Back in Canada, I called Fon several times a day. Often when I called she would not answer. When I called at night and she didn’t answer she would always claim to have been dancing in her bar. When I called during the daytime and she
didn’t answer she would say she had been sleeping. I now had many suspicions about Fon and I know my wife in Canada had many suspicions about me.

Back in Thailand, Fon and I lived together for the next 4 months. She would often put pressure on me to give her money even though she was still working in the bar. When she didn’t get her way she would either walk out and I wouldn’t
see her for a day or two, or she would get violent. On one occasion she trashed my apartment as she had seen me flirting with another girl in Soi Cowboy. Fortunately, no major damage was done. Another time, during an argument, she tried to stab
me with the broken end of a beer bottle. In hindsight, I should have just walked away – but I couldn’t do that. Despite the crazy things she did and knowing full well she was a prostitute, I really loved her and was convinced I could make
the relationship work.

One Saturday morning, I decided to go out for a haircut. I left Fon alone in my apartment. Shortly after I left, my wife called on the apartment landline. Fon picked up the phone, even though I had told her many times not to do so. She told
my wife everything. I received a call from my wife who was yelling and screaming at me and saying she wanted a divorce. There was nothing I could say to her to justify what I had done. I felt terrible and didn’t know what to do. Within
a week my wife had filed for divorce. I didn’t object as I knew the marriage could not be salvaged. In the end my wife did very well financially out of the divorce, which I hope in some way helped to compensate for the great deal of hurt
I caused her.

As a side note, I have since read that the divorce rate for farang-farang couples living in Thailand is around 70%. I don’t know if this statistic is accurate but I would guess it is not far off. For most farang men (married and unmarried),
living in Thailand really is like being a kid in a candy store for the first time.
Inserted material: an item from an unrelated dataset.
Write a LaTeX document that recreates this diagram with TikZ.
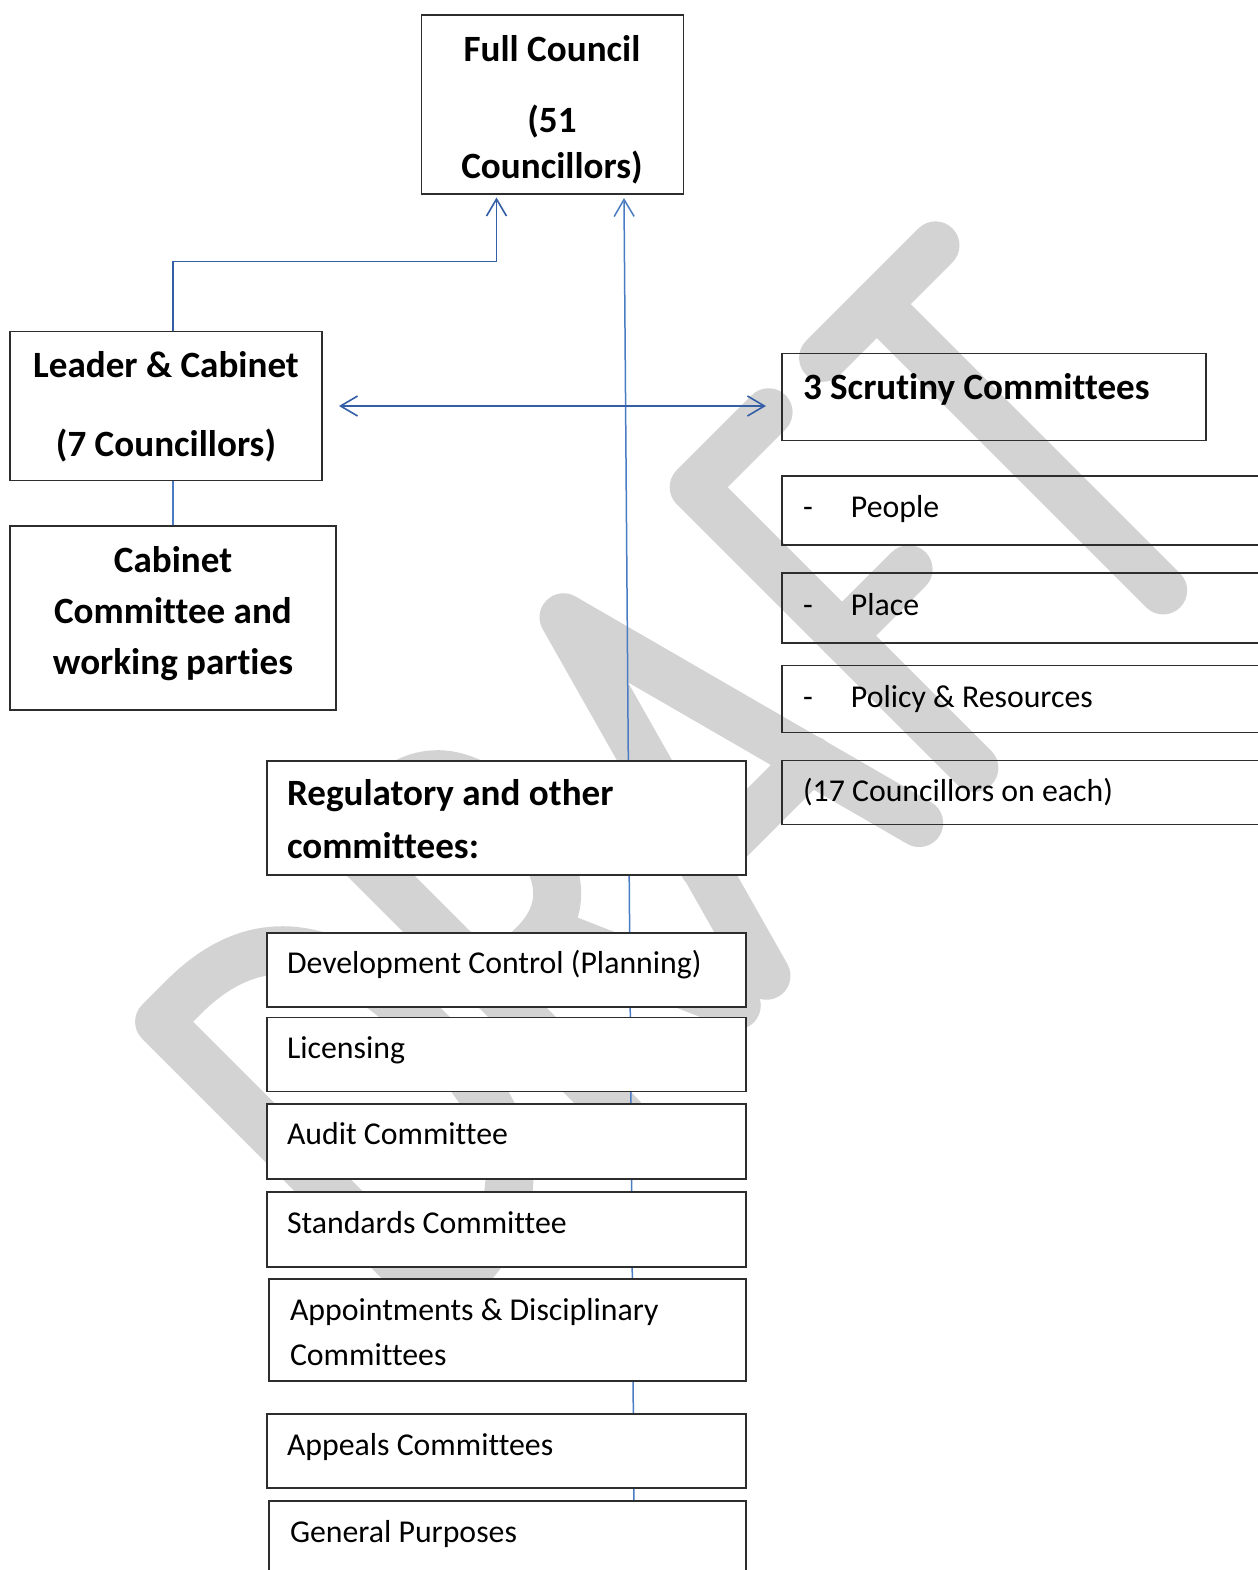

I wasn’t angry with Fon for what she had done as I knew it was my own fault for starting the relationship with her in the beginning and for not having the sense to realise it would never work. In some ways it was a relief to have everything
out in the open. I knew I had to get Fon out of my life and start afresh. I asked her to move out. To my surprise she didn’t complain and moved out a few days later. I spoke to her a couple of times on the phone after that but never saw
her again. I know now that she was seeing several other guys while she was with me, which is no doubt the reason why she left so easily.

Fast forward 4 years to 2007: I am still living in Thailand. A few months after my break up with Fon I met another Thai girl, but this time, one with a proper job and education. We have now been together for 4 years.


In the last 4 years, I have been back to Soi Cowboy on only two occasions and hated it. The naughty nightlife in Bangkok just doesn’t fascinate me anymore.

The moral of my story: think very carefully before entering into a serious relationship with a bargirl, especially if you are already married. Relationships with bargirls very rarely work and generally take a huge amount of commitment, patience
and money to endure long-term. If you are going to try it, at least have the sense (unlike me) to take her out of, and well away from, the bar environment. Again, be very careful.

Stickman's thoughts:

A predictable end to the relationship. What I wondered about was the ease with which you barfined Fon in the first place. I thought you mind might have still been back with your wife – or perhaps your marriage was already in trouble before that happened?